“Supposing there was no intelligence behind the universe, no creative mind. In that case, nobody designed my brain for the purpose of thinking. It is merely that when the atoms inside my skull happen, for physical or chemical reasons, to arrange themselves in a certain way, this gives me, as a by-product, the sensation I call thought. But, if so, how can I trust my own thinking to be true? It’s like upsetting a milk jug and hoping that the way it splashes itself will give you a map of London. But if I can’t trust my own thinking, of course I can’t trust the arguments leading to Atheism, and therefore have no reason to be an Atheist, or anything else. Unless I believe in God, I cannot believe in thought: so I can never use thought to disbelieve in God.”
—— C S Lewis
- No Atheists in a Foxhole (maryscatholicgarden.com)
3 responses to “C. S. Lewis on Atheism”
“But, if so, how can I trust my own thinking to be true?”
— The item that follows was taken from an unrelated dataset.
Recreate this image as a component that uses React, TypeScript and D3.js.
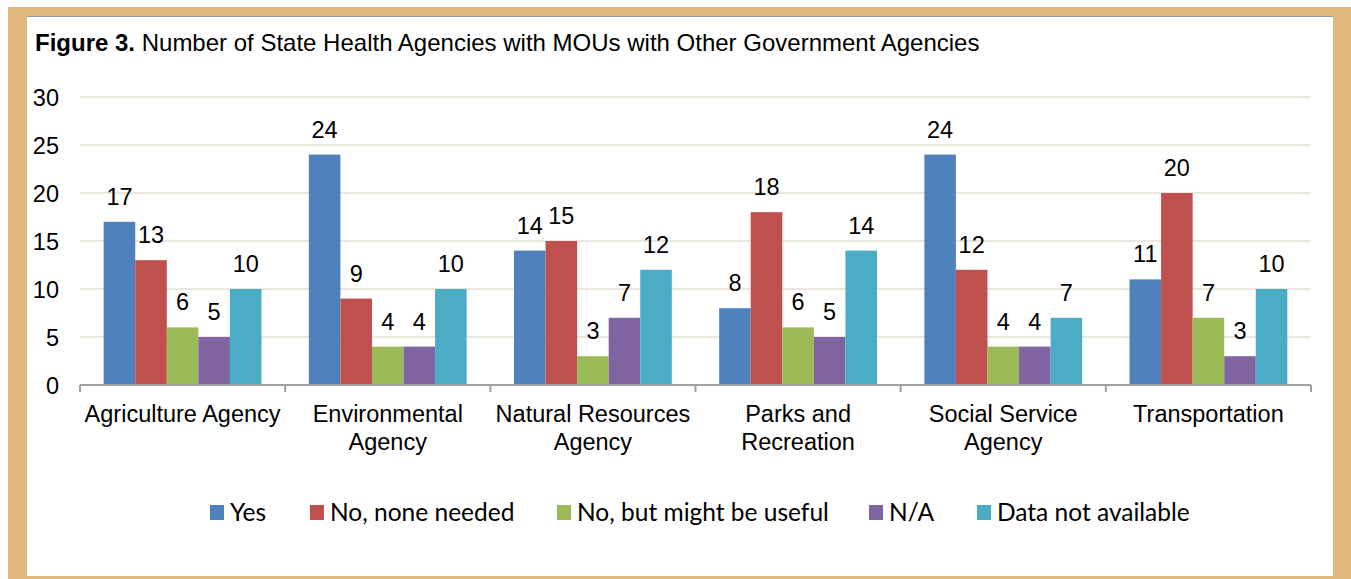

1. You have no other option. 2. You check to see if what your brain thinks and experience is the same as what others think and experience.
” Unless I believe in God, I cannot believe in thought”
Sure you can. This sounds good but is factually inaccurate.
Lewis was quite the wordsmith, and I thought his comment worth repeating. In reality, there is no way of proving that this is a God or that one doesn’t exist. At the end of the day, it is a faith question. Your comment is well taken.